Tapping into the rising popularity of QR codes, Waterfront Auckland has a new trick up its sleeve: a new attraction that uses your smartphone to take you on an interactive tour of the city’s best sights.

Created by Set QR in conjunction with ad agency Republik, the tour uses specially designed QR (quick response) codes that are physically displayed around the waterfront. Users can walk around, scan the codes with their smartphones, and get linked to brief video histories of sights, sounds, and installations in the area.

QR codes are two-dimensional barcodes readable by smartphones with QR scanners. The codes can link the user to a website, text, or other data. In Japan, where QR codes were invented, they are already widely used, but New Zealand has been relatively slow to take up QR codes compared to other parts of the world such as Europe, Asia and the US (check out WTF QR Codes for some of the strangest examples). However, Ollie Langridge of Set QR thinks this will all change soon.

“What was really cool about this project is that now with smartphone penetration in New Zealand approaching almost 50 percent, it’s great to be able to showcase our work on shore,” Langridge says.

“We’ve been doing this for about five or six years now and only recently has QR awareness come into New Zealand. Seven or eight months ago we had no New Zealand clients, and now we’re putting on a whole lot of big-name New Zealand clients.”

For Langridge, whose company Set QR has worked with several big-name brands overseas such as Louis Vuitton and Time magazine, the Waterfront Auckland project provided a fresh change of pace.

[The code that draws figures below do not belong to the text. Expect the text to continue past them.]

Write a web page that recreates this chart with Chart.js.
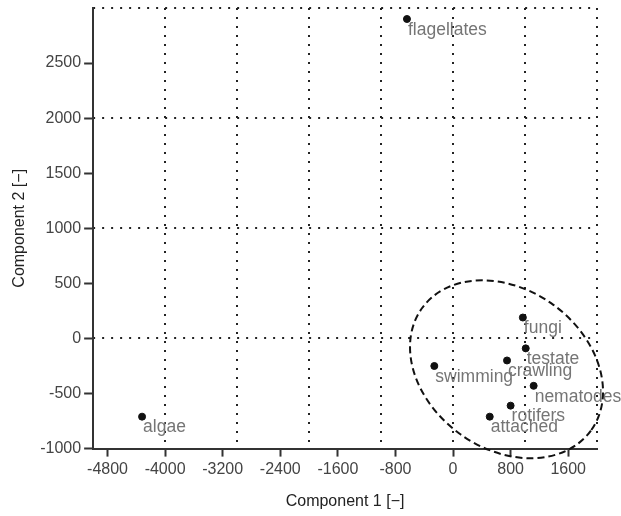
<!DOCTYPE html>
<html>
<head>
<meta charset="utf-8">
<script src="https://cdn.jsdelivr.net/npm/chart.js@4.4.1/dist/chart.umd.min.js"></script>
<style>
  html, body { margin: 0; padding: 0; background: #fff; }
  #wrap { width: 621px; height: 516px; }
</style>
</head>
<body>
<div id="wrap"><canvas id="pcaChart"></canvas></div>
<script>
// data
const categories = ['flagellates', 'algae', 'fungi', 'testate', 'crawling', 'swimming', 'nematodes', 'rotifers', 'attached'];
const comp1 = [-640, -4320, 970, 1010, 750, -260, 1120, 800, 510];
const comp2 = [2900, -710, 190, -90, -200, -250, -430, -610, -710];
const xTickLabels = [-4800, -4000, -3200, -2400, -1600, -800, 0, 800, 1600];
const yTickLabels = [-1000, -500, 0, 500, 1000, 1500, 2000, 2500];
// dashed group ellipse: centre (data units), semi axes (comp1 units), tilt in degrees
const ellipseCenter = [743, -280];
const ellipseAxes = [1449, 1107];
const ellipseTilt = 36;

const FONT = '"Liberation Sans", Arial, sans-serif';
const plain = function (v) { return String(v); };

// labels next to the points + the dashed ellipse
const annotations = {
    id: 'annotations',
    afterDraw(chart) {
        const ctx = chart.ctx;
        const sx = chart.scales.x, sy = chart.scales.y;
        const meta = chart.getDatasetMeta(0);
        ctx.save();
        ctx.font = '17.5px ' + FONT;
        ctx.fillStyle = '#757575';
        ctx.textAlign = 'left';
        ctx.textBaseline = 'middle';
        meta.data.forEach(function (pt, i) {
            ctx.fillText(categories[i], pt.x + 1, pt.y + 11);
        });

        const cx = sx.getPixelForValue(ellipseCenter[0]);
        const cy = sy.getPixelForValue(ellipseCenter[1]);
        const a = Math.abs(sx.getPixelForValue(ellipseCenter[0] + ellipseAxes[0]) - cx);
        const b = Math.abs(sx.getPixelForValue(ellipseCenter[0] + ellipseAxes[1]) - cx);
        ctx.beginPath();
        ctx.setLineDash([7, 4]);
        ctx.lineWidth = 2;
        ctx.strokeStyle = '#111';
        ctx.ellipse(cx, cy, a, b, ellipseTilt * Math.PI / 180, 0, Math.PI * 2);
        ctx.stroke();
        ctx.restore();
    }
};

new Chart(document.getElementById('pcaChart'), {
    type: 'scatter',
    data: {
        datasets: [{
            data: comp1.map(function (v, i) { return { x: v, y: comp2[i] }; }),
            backgroundColor: '#111',
            borderColor: '#111',
            pointRadius: 3.5,
            pointHoverRadius: 3.5
        }]
    },
    plugins: [annotations],
    options: {
        responsive: true,
        maintainAspectRatio: false,
        animation: false,
        layout: { padding: { left: 10, right: 24, top: 8, bottom: 5 } },
        plugins: { legend: { display: false }, tooltip: { enabled: false } },
        scales: {
            x: {
                type: 'linear', position: 'bottom', min: -5000, max: 2000,
                afterBuildTicks: function (scale) { scale.ticks = xTickLabels.map(function (v) { return { value: v }; }); },
                grid: { drawOnChartArea: false, drawTicks: true, tickLength: 8, tickWidth: 2, tickColor: '#333' },
                border: { display: true, color: '#333', width: 2 },
                ticks: { callback: plain, font: { family: FONT, size: 16 }, color: '#444', padding: 3, maxRotation: 0, autoSkip: false },
                title: { display: true, text: 'Component 1 [\u2212]', font: { family: FONT, size: 16 }, color: '#222', padding: { top: 10, bottom: 0 } }
            },
            xg: {
                type: 'linear', position: 'top', min: -5000, max: 2000,
                ticks: { display: false, stepSize: 1000 },
                grid: { drawTicks: false, color: '#222', lineWidth: 2 },
                border: { display: false, dash: [2, 7] }
            },
            y: {
                type: 'linear', position: 'left', min: -1000, max: 3000,
                afterBuildTicks: function (scale) { scale.ticks = yTickLabels.map(function (v) { return { value: v }; }); },
                afterFit: function (scale) { scale.paddingTop = 0; },
                grid: { drawOnChartArea: false, drawTicks: true, tickLength: 9, tickWidth: 2, tickColor: '#333' },
                border: { display: true, color: '#333', width: 2 },
                ticks: { callback: plain, font: { family: FONT, size: 16 }, color: '#444', padding: 3, autoSkip: false },
                title: { display: true, text: 'Component 2 [\u2212]', font: { family: FONT, size: 16 }, color: '#222', padding: { top: 0, bottom: 8 } }
            },
            yg: {
                type: 'linear', position: 'right', min: -1000, max: 3000,
                ticks: { display: false, stepSize: 1000 },
                grid: { drawTicks: false, color: '#222', lineWidth: 2 },
                border: { display: false, dash: [2, 7] }
            }
        }
    }
});
</script>
</body>
</html>
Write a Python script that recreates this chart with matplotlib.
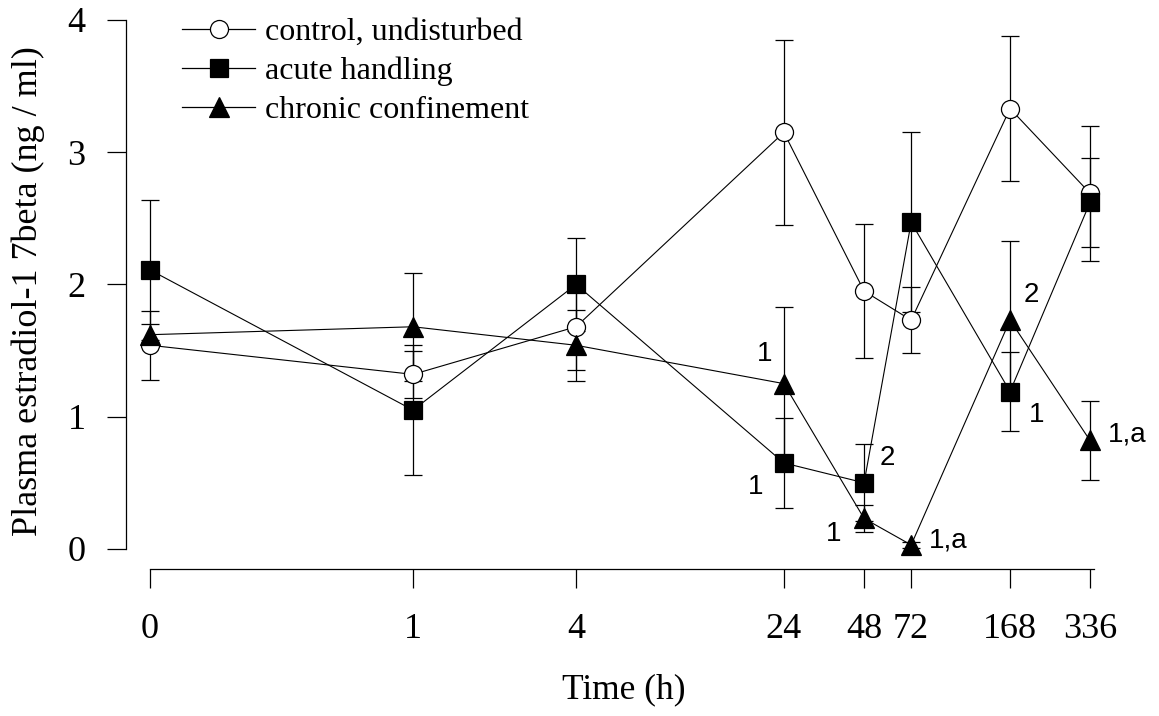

“Normally we’re asked to put brand logos in about 80 percent of our assignments, [but] this one was much more art-based. For us it was a really lovely little job where we could actually get creative about it.”

The QR codes feature different aspects of Auckland’s waterfront such as the Cloud or the Silos, which are integrated into the code’s design. Langridge says the designs reflected the quality of what they wanted to bring to the project.

“All of these things are combined within the codes themselves to give some kind of equity to them, to show people what they were about and what they were going to be scanning.”